To Fiat’s credit, she says she is learning to regard her self-doubts not as symptoms of a chronic syndrome but as “occasional imposter thoughts.” 

And it helps a great deal, she says, to have supportive colleagues and mentors who “remind me that discomfort is a sign of growth.” 


Institutional and social contexts matter

Everyday racial microaggressions, such as the presumption that one is less intelligent or accomplished, can play a role in imposter syndrome, says SESP professor Emma Adam, a developmental psychologist whose research suggests that stress associated with racial discrimination adversely affects both physical and mental health in adolescents and young adults. 

Helping adolescents develop positive feelings about their identities can reduce the stress from discrimination and improve both their health and their success in school. “A strong ethnic or racial identity may be an important source of feelings of social acceptance and belonging,” Adam says. 

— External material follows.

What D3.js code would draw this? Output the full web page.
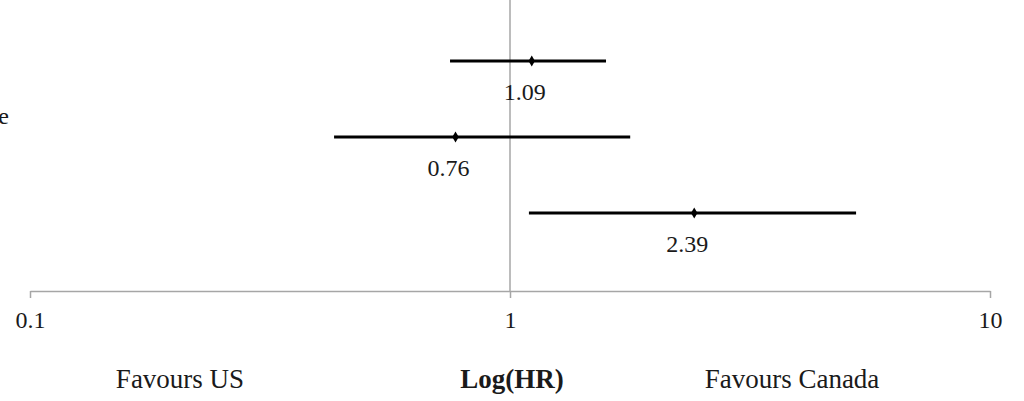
<!DOCTYPE html>
<meta charset="utf-8">
<script src="https://d3js.org/d3.v7.min.js"></script>
<style>
    body { margin: 0; background: #fff; }
    text { font-family: "Liberation Serif", "Times New Roman", serif; fill: #1a1a1a; }
</style>
<div id="chart"></div>
<script>

    // data
    var rows = ["A", "B", "C"];
    var hr = [1.11, 0.77, 2.42];
    var lower = [0.75, 0.43, 1.095];
    var upper = [1.585, 1.78, 5.26];
    var hrLabels = ["1.09", "0.76", "2.39"];
    var tickValues = [0.1, 1, 10];

    var width = 1024, height = 401;

    var svg = d3.select("#chart")
        .append("svg")
        .attr("width", width)
        .attr("height", height);

    // log x scale
    var x = d3.scaleLog()
        .domain([0.1, 10])
        .range([30, 990]);

    // rows
    var y = d3.scalePoint()
        .domain(rows)
        .range([61, 213]);

    var axisY = 291;

    // x axis
    var gx = svg.append("g")
        .attr("transform", "translate(0," + axisY + ")")
        .call(d3.axisBottom(x).tickValues(tickValues).tickFormat(d3.format("")).tickSizeInner(7).tickSizeOuter(0).tickPadding(13));
    gx.select(".domain").attr("stroke", "#a6a6a6").attr("stroke-width", 1.5);
    gx.selectAll(".tick line").attr("stroke", "#a6a6a6").attr("stroke-width", 1.5);
    gx.selectAll(".tick text")
        .style("font-family", "'Liberation Serif', serif")
        .style("font-size", "24px")
        .attr("fill", "#1c1c2c");

    // reference line at HR = 1
    svg.append("line")
        .attr("x1", x(1)).attr("x2", x(1))
        .attr("y1", 0).attr("y2", axisY)
        .attr("stroke", "#a6a6a6")
        .attr("stroke-width", 1.5);

    // confidence intervals
    svg.selectAll(".ci")
        .data(rows)
        .enter()
        .append("line")
        .attr("x1", function (d, i) { return x(lower[i]); })
        .attr("x2", function (d, i) { return x(upper[i]); })
        .attr("y1", function (d) { return y(d); })
        .attr("y2", function (d) { return y(d); })
        .attr("stroke", "#000")
        .attr("stroke-width", 3);

    // point estimates (small diamonds)
    svg.selectAll(".pt")
        .data(rows)
        .enter()
        .append("path")
        .attr("d", d3.symbol().type(d3.symbolDiamond).size(36))
        .attr("transform", function (d, i) { return "translate(" + x(hr[i]) + "," + y(d) + ")"; })
        .attr("fill", "#000");

    // value labels
    svg.selectAll(".lbl")
        .data(rows)
        .enter()
        .append("text")
        .attr("x", function (d, i) { return x(hr[i]) - 7; })
        .attr("y", function (d) { return y(d) + 39; })
        .attr("text-anchor", "middle")
        .style("font-size", "24px")
        .attr("fill", "#1c1c2c")
        .text(function (d, i) { return hrLabels[i]; });

    // cut-off label at left edge
    svg.append("text")
        .attr("x", 9)
        .attr("y", 124)
        .attr("text-anchor", "end")
        .style("font-size", "24px")
        .text("Outcome");

    // bottom captions
    svg.append("text")
        .attr("x", 180).attr("y", 388)
        .attr("text-anchor", "middle")
        .style("font-size", "27px")
        .text("Favours US");

    svg.append("text")
        .attr("x", x(1) + 2).attr("y", 388)
        .attr("text-anchor", "middle")
        .style("font-size", "27px")
        .style("font-weight", "bold")
        .text("Log(HR)");

    svg.append("text")
        .attr("x", 792).attr("y", 388)
        .attr("text-anchor", "middle")
        .style("font-size", "27px")
        .text("Favours Canada");

</script>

Institutions that help young people recognize their backgrounds as strengths rather than liabilities encourage more equitable student experiences, according to research by SESP’s Mesmin Destin and Shirin Vossoughi, associate professor of learning sciences. Their study “Elevating the Objectives of Higher Education to Effectively Serve Students from Diverse Socioeconomic Backgrounds” appeared in Policy Insights from the Behavioral and Brain Sciences.